Shifting pension costs: how will school districts find the funds?

Since Illinois is likely a safe state for President Barack Obama in the upcoming presidential election, much political talk in Illinois is focused around the state's  pension crisis. The pension funds for state workers and teachers are underfunded, so Governor Pat Quinn and others have proposed shifting costs from the state to the local level.
Various proposals have been presented, including a plan to have school districts pay 1% of teachers' salaries per year over six years or pay .5% of teachers' salaries for up to 12 years.
State Representative Daniel Biss has hosted various public forums on this topic, including one entitled "What is 'Cost Shift' and Why Does it Matter?" As CSNA member Jeff Smith previously wrote, "it matters because shifting pension costs from the state to local school districts will put pressure on local districts either to reduce payroll or other expenses, or raise taxes, but not making that shift lets districts continue to be unaccountable for benefits and makes it difficult for the state to solve the pension crisis."

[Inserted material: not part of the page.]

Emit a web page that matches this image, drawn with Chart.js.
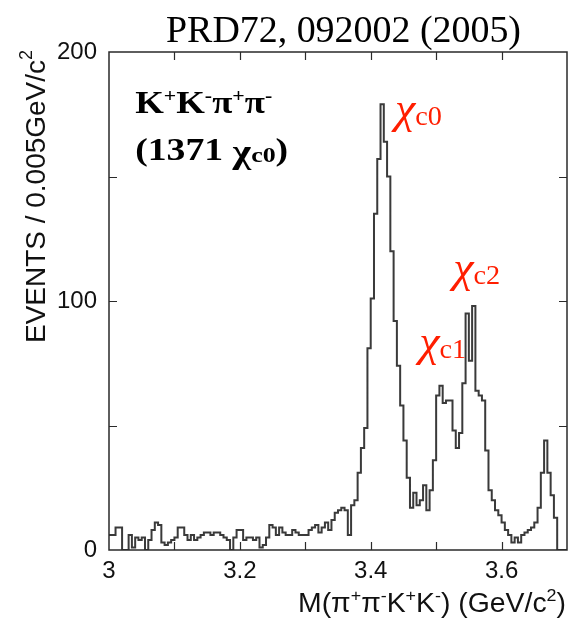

Decisions on pension reform could directly affect Evanston Township High School and Evanston/Skokie School District 65. The big question on the minds of locals is "Where will our schools find the funds?" I spoke with a few local voices to find possible solutions...
Bill Stafford, ETHS Chief Financial Officer: "Several members of the Board of Education and the Superintendent had a meeting [in July] with the governor saying that they were concerned that this was going to reduce our budget because more money would have to go to pay for pensions. Because we have tax caps, we would have to reduce other expenses. There would be no attempt to raise taxes...I think a reduction in funding to education is what it will be."
Mark Metz, ETHS Board of Education President: "Down to the bottom line, all it means is just more and more cuts to the state funding of education and the reason for that is we are under tax caps, so we cannot simply raise revenues. So where does that come from? Well, there's a few things we can do, but certainly the thing we will try to avoid is cuts to the classroom. [But] we are to the point that such a large percentage of our budget is teacher salary, that it might be unavoidable."
Daniel Biss, State Representative: "There are a lot of options, [including] trying to decrease raises or other personnel costs with administration. The most recent proposal of .5% per year would give school districts a substantial amount of time to plan. It's a really tough issue; it's a really challenging thing for everybody and everyone is very passionate and emotional."